Wigwam Bam by Jaime Hernandez (No. 13)

Wigwam Bam (1990-1993)
by Jaime Hernandez

REVIEW BY TOM SPURGEON:
(from The 100 Best Comics of the Century! in The Comics Journal #210, 1999)
Wigwam Bam is Jaime Hernandez's best-realised long work, an amazingly rich meditation on the power memory has over one's everyday life. In itself an affecting story, Wigwam Bam gains even more significance in the context of the artist's wider Love & Rockets run. More-over, it contains one of the best meta-fictional conceits in comics history. Characters within Wigwam Bam struggle to come to terms with an idealised view of the relationship between Hernandez's characters Hopey and Maggie - just as readers who experienced those early stories also must deal with their nostalgia for that relationship.

Underestimated as a writer, Hernandez makes use of a number of fascinating and unconventional narrative techniques in Wigwam Bam. The story begins with an ending: Maggie leaves Hopey, and does not physically appear again in the story. This development echoes Hopey's abandonment of Maggie during the stories collected in The Death of Speedy - the beginning of a larger story cycle for which Wigwam Bam is the climax - and allows Hernandez to investigate the often inscrutable Hopey without her most humanising relationship.

As was the case with Hopey in those earlier stories, Maggie's presence in Wigwam Bam is actually larger for her absence. In fact, the most emotionally satisfying conclusion is Maggie's, as Hernandez allows a discovered diary to speak to the turmoil the character experienced as the story began, giving her decision to leave a believable, emotionally laden context.

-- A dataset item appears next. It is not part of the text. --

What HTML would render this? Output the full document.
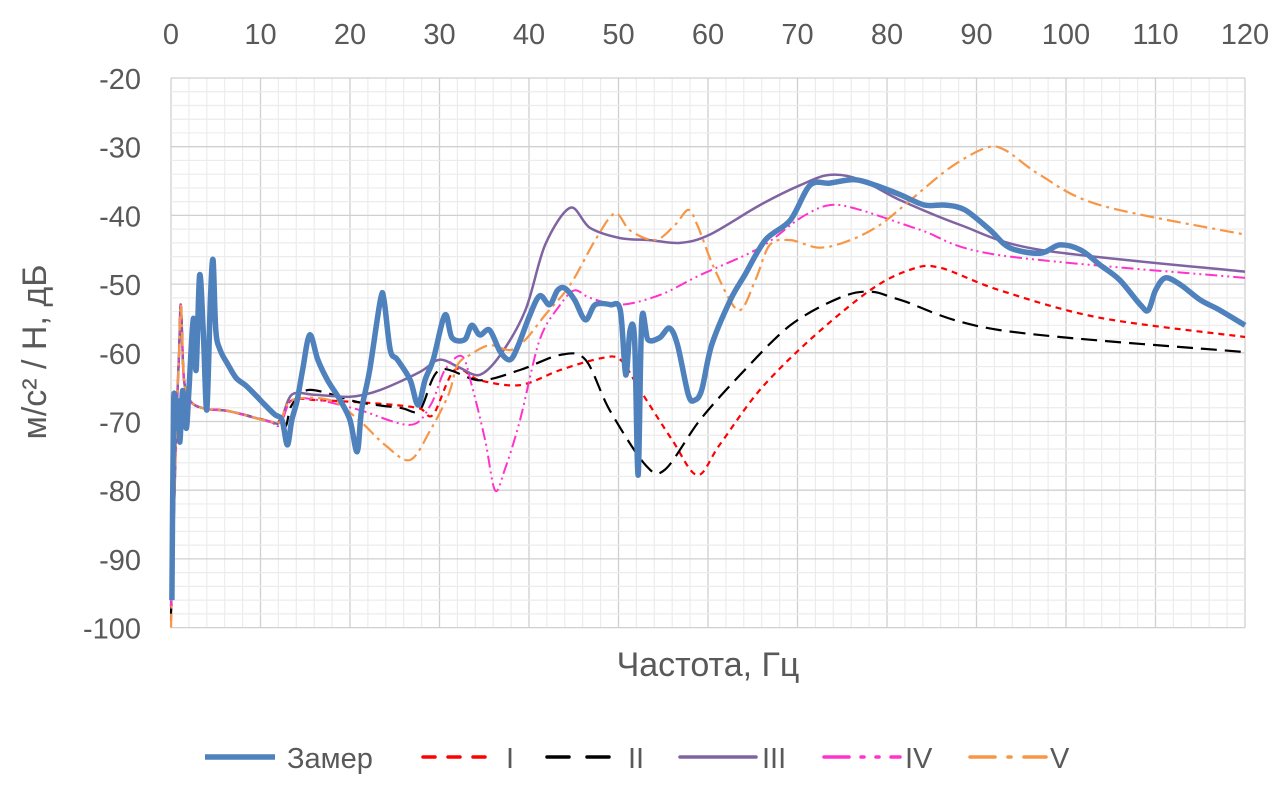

The supple, gorgeous art on display in Wigwam Bam has never been more important to the ultimate success off one of the cartoonist's stories. The world into which Hopey finds herself drifting is presented in terms attractive enough that even as odder aspects seem appealing, making the violent turn of events near story's end that much more disturbing. Hernandez's skill with character design is crucial - new characters (and there are many) make their impressions immediately, while older characters are distinct while retaining elements of the previous incarnations. Hernandez's skill in delineating characters allows him to tell stories in an extremely graceful shorthand - we derive from how the characters relate to one another, or simply by how they look and carry themselves, hundreds of text pages worth of meaning. 

The messages implicit in Wigwam Bam are neither reassuring nor trendily nihilistic. Instead, each character's story delivers a note of poignancy mixed with guarded, subtle optimism. While Maggie's diary shows how her memories of a childhood friend's death have led her to fear abandonment, reading that diary helps the character Izzy come to terms with her own feelings about the Maggie and Hopey relationship. The scenes where Hopey realises how quickly any support she's enjoyed has fallen away, leaving her exposed and alone, are rightfully devastating. But they also serve as a sign that the worst has passed, and that the events may become a lesson for a character who resists every kind of growth. All of the characters in Wigwam Bam grapple, successfully or not, with similar epiphanies of wisdom and pain. Wigwam Bam is one of the best stories in any medium about memory, adulthood and loss.